In [11]:
import os
import subprocess


# TACO Dataset Import and Preparation

This notebook automates the setup process for using the TACO dataset. It includes steps to:
1. Clone the official TACO GitHub repository.
2. Install necessary dependencies.
3. Download the dataset.
4. Verify the dataset and its structure.

The TACO dataset is commonly used for trash classification and object detection tasks. This notebook ensures a smooth setup process for subsequent analysis and modeling.


## Step 1: Clone the TACO GitHub Repository

To use the TACO dataset, the repository must first be cloned from GitHub. This step uses the `git` command to create a local copy of the repository.
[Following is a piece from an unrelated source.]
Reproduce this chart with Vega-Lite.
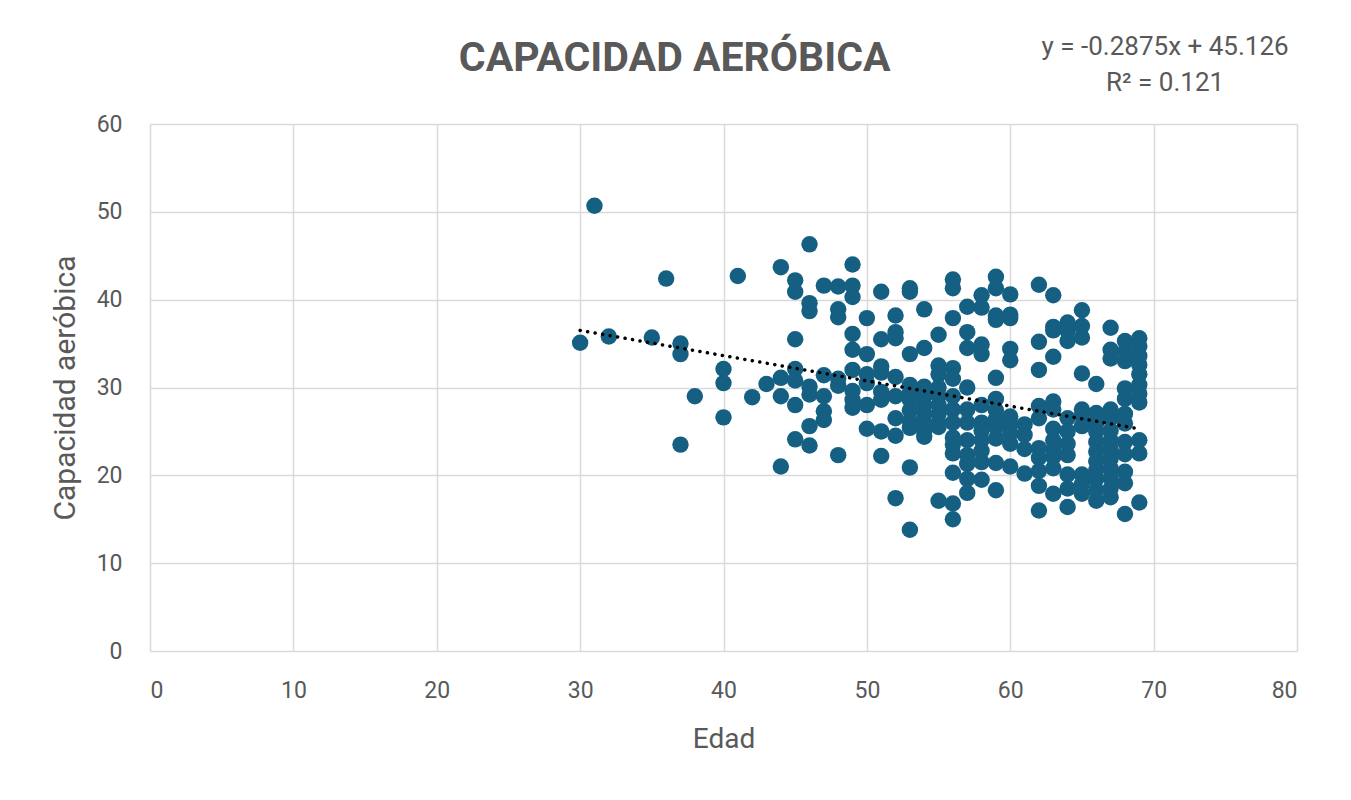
{
  "$schema": "https://vega.github.io/schema/vega-lite/v6.json",
  "autosize": {"type": "none"},
  "width": 1147,
  "height": 527,
  "padding": {"left": 150, "top": 124, "right": 54, "bottom": 149},
  "background": "white",
  "config": {
    "view": {"stroke": null},
    "font": "Roboto",
    "axis": {"labelFont": "Roboto", "titleFont": "Roboto", "labelColor": "#595959", "titleColor": "#595959", "labelFontSize": 23, "titleFontSize": 28, "titleFontWeight": "normal", "gridColor": "#d9d9d9", "gridWidth": 1.5, "domain": false, "ticks": false}
  },
  "datasets": {
    "pts": [
      {"edad":30,"cap":35.1},{"edad":31,"cap":50.7},{"edad":32,"cap":35.8},{"edad":35,"cap":35.7},{"edad":36,"cap":42.4},
      {"edad":37,"cap":35.0},{"edad":37,"cap":33.8},{"edad":37,"cap":23.5},{"edad":38,"cap":29.0},
      {"edad":40,"cap":32.1},{"edad":40,"cap":30.5},{"edad":40,"cap":26.6},{"edad":41,"cap":42.7},{"edad":42,"cap":28.9},{"edad":43,"cap":30.4},
      {"edad":44,"cap":43.7},{"edad":44,"cap":31.1},{"edad":44,"cap":29.0},{"edad":44,"cap":21.0},
      {"edad":45,"cap":42.2},{"edad":45,"cap":40.9},{"edad":45,"cap":35.5},{"edad":45,"cap":32.1},{"edad":45,"cap":30.8},{"edad":45,"cap":28.0},{"edad":45,"cap":24.1},
      {"edad":46,"cap":46.3},{"edad":46,"cap":39.6},{"edad":46,"cap":38.7},{"edad":46,"cap":30.1},{"edad":46,"cap":29.2},{"edad":46,"cap":25.6},{"edad":46,"cap":23.4},
      {"edad":47,"cap":41.6},{"edad":47,"cap":31.4},{"edad":47,"cap":29.0},{"edad":47,"cap":27.3},{"edad":47,"cap":26.3},
      {"edad":48,"cap":41.5},{"edad":48,"cap":38.9},{"edad":48,"cap":38.0},{"edad":48,"cap":31.0},{"edad":48,"cap":30.2},{"edad":48,"cap":22.3},
      {"edad":49,"cap":44.0},{"edad":49,"cap":41.6},{"edad":49,"cap":40.3},{"edad":49,"cap":36.1},{"edad":49,"cap":34.3},{"edad":49,"cap":32.0},{"edad":49,"cap":29.6},{"edad":49,"cap":28.6},{"edad":49,"cap":27.7},
      {"edad":50,"cap":37.9},{"edad":50,"cap":33.8},{"edad":50,"cap":31.5},{"edad":50,"cap":30.5},{"edad":50,"cap":28.0},{"edad":50,"cap":25.3},
      {"edad":51,"cap":40.9},{"edad":51,"cap":35.5},{"edad":51,"cap":32.4},{"edad":51,"cap":31.7},{"edad":51,"cap":29.5},{"edad":51,"cap":28.6},{"edad":51,"cap":25.0},{"edad":51,"cap":22.2},
      {"edad":52,"cap":38.2},{"edad":52,"cap":36.3},{"edad":52,"cap":35.6},{"edad":52,"cap":31.2},{"edad":52,"cap":29.0},{"edad":52,"cap":26.5},{"edad":52,"cap":24.5},{"edad":52,"cap":17.4},
      {"edad":53,"cap":41.3},{"edad":53,"cap":40.9},{"edad":53,"cap":33.8},{"edad":53,"cap":30.3},{"edad":53,"cap":29.4},{"edad":53,"cap":28.6},{"edad":53,"cap":27.4},{"edad":53,"cap":26.2},{"edad":53,"cap":25.4},{"edad":53,"cap":20.9},{"edad":53,"cap":13.8},
      {"edad":54,"cap":38.9},{"edad":54,"cap":34.5},{"edad":54,"cap":30.1},{"edad":54,"cap":29.0},{"edad":54,"cap":28.0},{"edad":54,"cap":27.0},{"edad":54,"cap":26.0},{"edad":54,"cap":25.0},{"edad":54,"cap":24.4},
      {"edad":55,"cap":36.0},{"edad":55,"cap":32.5},{"edad":55,"cap":31.5},{"edad":55,"cap":30.0},{"edad":55,"cap":29.0},{"edad":55,"cap":28.0},{"edad":55,"cap":27.0},{"edad":55,"cap":26.0},{"edad":55,"cap":25.5},{"edad":55,"cap":17.1},
      {"edad":56,"cap":42.3},{"edad":56,"cap":41.3},{"edad":56,"cap":37.9},{"edad":56,"cap":32.2},{"edad":56,"cap":31.0},{"edad":56,"cap":29.0},{"edad":56,"cap":27.5},{"edad":56,"cap":26.0},{"edad":56,"cap":24.3},{"edad":56,"cap":23.5},{"edad":56,"cap":22.5},{"edad":56,"cap":20.3},{"edad":56,"cap":16.8},{"edad":56,"cap":15.0},
      {"edad":57,"cap":39.2},{"edad":57,"cap":36.3},{"edad":57,"cap":34.5},{"edad":57,"cap":30.0},{"edad":57,"cap":27.5},{"edad":57,"cap":26.0},{"edad":57,"cap":24.0},{"edad":57,"cap":22.3},{"edad":57,"cap":21.3},{"edad":57,"cap":19.6},{"edad":57,"cap":18.0},
      {"edad":58,"cap":40.5},{"edad":58,"cap":39.1},{"edad":58,"cap":34.9},{"edad":58,"cap":33.8},{"edad":58,"cap":28.0},{"edad":58,"cap":26.0},{"edad":58,"cap":25.1},{"edad":58,"cap":24.0},{"edad":58,"cap":22.8},{"edad":58,"cap":21.5},{"edad":58,"cap":19.5},
      {"edad":59,"cap":42.6},{"edad":59,"cap":41.3},{"edad":59,"cap":38.2},{"edad":59,"cap":37.7},{"edad":59,"cap":31.1},{"edad":59,"cap":28.7},{"edad":59,"cap":27.4},{"edad":59,"cap":26.4},{"edad":59,"cap":25.5},{"edad":59,"cap":24.2},{"edad":59,"cap":21.4},{"edad":59,"cap":18.3},
      {"edad":60,"cap":40.6},{"edad":60,"cap":38.3},{"edad":60,"cap":37.9},{"edad":60,"cap":34.4},{"edad":60,"cap":33.1},{"edad":60,"cap":26.7},{"edad":60,"cap":25.8},{"edad":60,"cap":24.8},{"edad":60,"cap":23.6},{"edad":60,"cap":21.0},
      {"edad":61,"cap":25.8},{"edad":61,"cap":24.6},{"edad":61,"cap":23.0},{"edad":61,"cap":20.2},
      {"edad":62,"cap":41.7},{"edad":62,"cap":35.2},{"edad":62,"cap":32.0},{"edad":62,"cap":27.9},{"edad":62,"cap":26.5},{"edad":62,"cap":23.1},{"edad":62,"cap":22.0},{"edad":62,"cap":20.5},{"edad":62,"cap":18.8},{"edad":62,"cap":16.0},
      {"edad":63,"cap":40.5},{"edad":63,"cap":36.9},{"edad":63,"cap":36.5},{"edad":63,"cap":33.5},{"edad":63,"cap":28.4},{"edad":63,"cap":27.5},{"edad":63,"cap":25.3},{"edad":63,"cap":24.0},{"edad":63,"cap":22.9},{"edad":63,"cap":22.1},{"edad":63,"cap":20.8},{"edad":63,"cap":17.9},
      {"edad":64,"cap":37.4},{"edad":64,"cap":36.4},{"edad":64,"cap":35.3},{"edad":64,"cap":26.5},{"edad":64,"cap":25.0},{"edad":64,"cap":23.6},{"edad":64,"cap":22.3},{"edad":64,"cap":20.1},{"edad":64,"cap":18.5},{"edad":64,"cap":16.4},
      {"edad":65,"cap":38.8},{"edad":65,"cap":37.0},{"edad":65,"cap":35.7},{"edad":65,"cap":31.6},{"edad":65,"cap":27.5},{"edad":65,"cap":26.8},{"edad":65,"cap":25.6},{"edad":65,"cap":20.1},{"edad":65,"cap":19.0},{"edad":65,"cap":17.9},
      {"edad":66,"cap":30.4},{"edad":66,"cap":27.1},{"edad":66,"cap":26.0},{"edad":66,"cap":25.0},{"edad":66,"cap":23.8},{"edad":66,"cap":22.7},{"edad":66,"cap":21.6},{"edad":66,"cap":20.6},{"edad":66,"cap":19.6},{"edad":66,"cap":18.3},{"edad":66,"cap":17.1},
      {"edad":67,"cap":36.8},{"edad":67,"cap":34.3},{"edad":67,"cap":33.3},{"edad":67,"cap":27.5},{"edad":67,"cap":26.5},{"edad":67,"cap":25.1},{"edad":67,"cap":24.0},{"edad":67,"cap":23.0},{"edad":67,"cap":21.9},{"edad":67,"cap":20.8},{"edad":67,"cap":19.7},{"edad":67,"cap":18.5},{"edad":67,"cap":17.5},
      {"edad":68,"cap":35.3},{"edad":68,"cap":34.1},{"edad":68,"cap":33.0},{"edad":68,"cap":29.9},{"edad":68,"cap":28.7},{"edad":68,"cap":27.0},{"edad":68,"cap":25.9},{"edad":68,"cap":23.8},{"edad":68,"cap":22.4},{"edad":68,"cap":20.4},{"edad":68,"cap":19.1},{"edad":68,"cap":15.6},
      {"edad":69,"cap":35.6},{"edad":69,"cap":34.7},{"edad":69,"cap":33.6},{"edad":69,"cap":32.6},{"edad":69,"cap":31.5},{"edad":69,"cap":30.3},{"edad":69,"cap":29.3},{"edad":69,"cap":28.3},{"edad":69,"cap":24.0},{"edad":69,"cap":22.5},{"edad":69,"cap":16.9}
    ],
    "trend": [{"edad": 30, "cap": 36.50}, {"edad": 69, "cap": 25.29}],
    "eq": [{"edad": 70.8, "cap": 68.8, "label": "y = -0.2875x + 45.126"}, {"edad": 70.8, "cap": 64.7, "label": "R² = 0.121"}],
    "ttl": [{"edad": 36.6, "cap": 66.0, "label": "CAPACIDAD AERÓBICA"}]
  },
  "layer": [
    {
      "data": {"name": "pts"},
      "mark": {"type": "point", "filled": true, "opacity": 1, "size": 270, "color": "#156082", "shape": "circle"},
      "encoding": {
        "x": {"field": "edad", "type": "quantitative", "title": "Edad", "scale": {"domain": [0, 80], "nice": false, "zero": false}, "axis": {"values": [0,10,20,30,40,50,60,70,80], "labelPadding": 28, "titlePadding": 23}},
        "y": {"field": "cap", "type": "quantitative", "title": "Capacidad aeróbica", "scale": {"domain": [0, 60], "nice": false}, "axis": {"values": [0,10,20,30,40,50,60], "labelPadding": 28, "titlePadding": 16, "titleFontSize": 30}}
      }
    },
    {
      "data": {"name": "trend"},
      "mark": {"type": "line", "color": "#000000", "strokeWidth": 3.5, "strokeDash": [0.1, 7.5], "strokeCap": "round"},
      "encoding": {
        "x": {"field": "edad", "type": "quantitative"},
        "y": {"field": "cap", "type": "quantitative"}
      }
    },
    {
      "data": {"name": "eq"},
      "mark": {"type": "text", "fontSize": 26, "color": "#595959", "align": "center", "baseline": "middle", "font": "Roboto"},
      "encoding": {
        "x": {"field": "edad", "type": "quantitative"},
        "y": {"field": "cap", "type": "quantitative"},
        "text": {"field": "label"}
      }
    },
    {
      "data": {"name": "ttl"},
      "mark": {"type": "text", "fontSize": 41, "fontWeight": "bold", "color": "#595959", "align": "center", "baseline": "alphabetic", "font": "Roboto"},
      "encoding": {
        "x": {"field": "edad", "type": "quantitative"},
        "y": {"field": "cap", "type": "quantitative"},
        "text": {"field": "label"}
      }
    }
  ]
}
If `git` is not installed or accessible in the system path, the process will fail, and the user will be prompted to install Git.


In [12]:
# Step 1: Clone the TACO GitHub repository
repo_url = "https://github.com/pedropro/TACO.git"
if not os.path.exists("TACO"):
    try:
        # Use full path to Git if necessary
        git_command = "git"
        if os.name == 'nt':
            git_command = "C:\Program Files\Git\git-bash.exe"  # Update this path if Git is installed elsewhere on Windows
        
        result = subprocess.run([git_command, "clone", repo_url], check=True, capture_output=True, text=True)
        print(result.stdout)
    except FileNotFoundError:
        print("Error: Git is not installed or not found in the system path. Please install Git and ensure it is accessible.")
    except subprocess.CalledProcessError as e:
        print("Error during Git clone:", e.stderr)

## Step 2: Install Dependencies

The repository contains a `requirements.txt` file that specifies the necessary Python dependencies. This step installs these dependencies using `pip`.

If `pip` is not installed, the user will be notified and must install it to proceed.


## Step 3: Install COCO API

The TACO dataset relies on the COCO (Common Objects in Context) API for annotation parsing and visualization. This step installs the COCO API directly from its GitHub repository.


In [None]:
# Step 2: Change into the TACO directory
if os.path.exists("TACO"):
    os.chdir("TACO")

# Step 3: Install dependencies
requirements_path = "requirements.txt"
if os.path.exists(requirements_path):
    try:
        subprocess.run(["pip", "install", "-r", requirements_path], check=True)
    except FileNotFoundError:
        print("Error: Pip is not installed or not found in the system path. Please install Pip and ensure it is accessible.")

## Step 4: Download the Dataset

The dataset can be downloaded using a script provided in the TACO repository (`download.py`). This step ensures that the images and annotations are correctly retrieved and stored in a `data` directory.


In [14]:
# Install COCO API for Jupyter notebook support
subprocess.run(["pip", "install", "git+https://github.com/philferriere/cocoapi.git#subdirectory=PythonAPI"])

# Step 4: Download the dataset images
if not os.path.exists("data"):  # Check if the data directory exists
    subprocess.run(["python", "download.py"])

# Step 5: Confirm dataset download
if os.path.exists("data"):
    print("Dataset downloaded successfully and is ready for use!")
else:
    print("Dataset download failed. Please check for errors.")


Dataset downloaded successfully and is ready for use!


## Conclusion

This notebook streamlines the process of importing and preparing the TACO dataset, saving time and ensuring consistency. If any errors occur during the setup, check the system's configuration (e.g., Git and Pip installations) or consult the TACO GitHub repository for troubleshooting.

You can now proceed to data exploration, preprocessing, and modeling using the TACO dataset.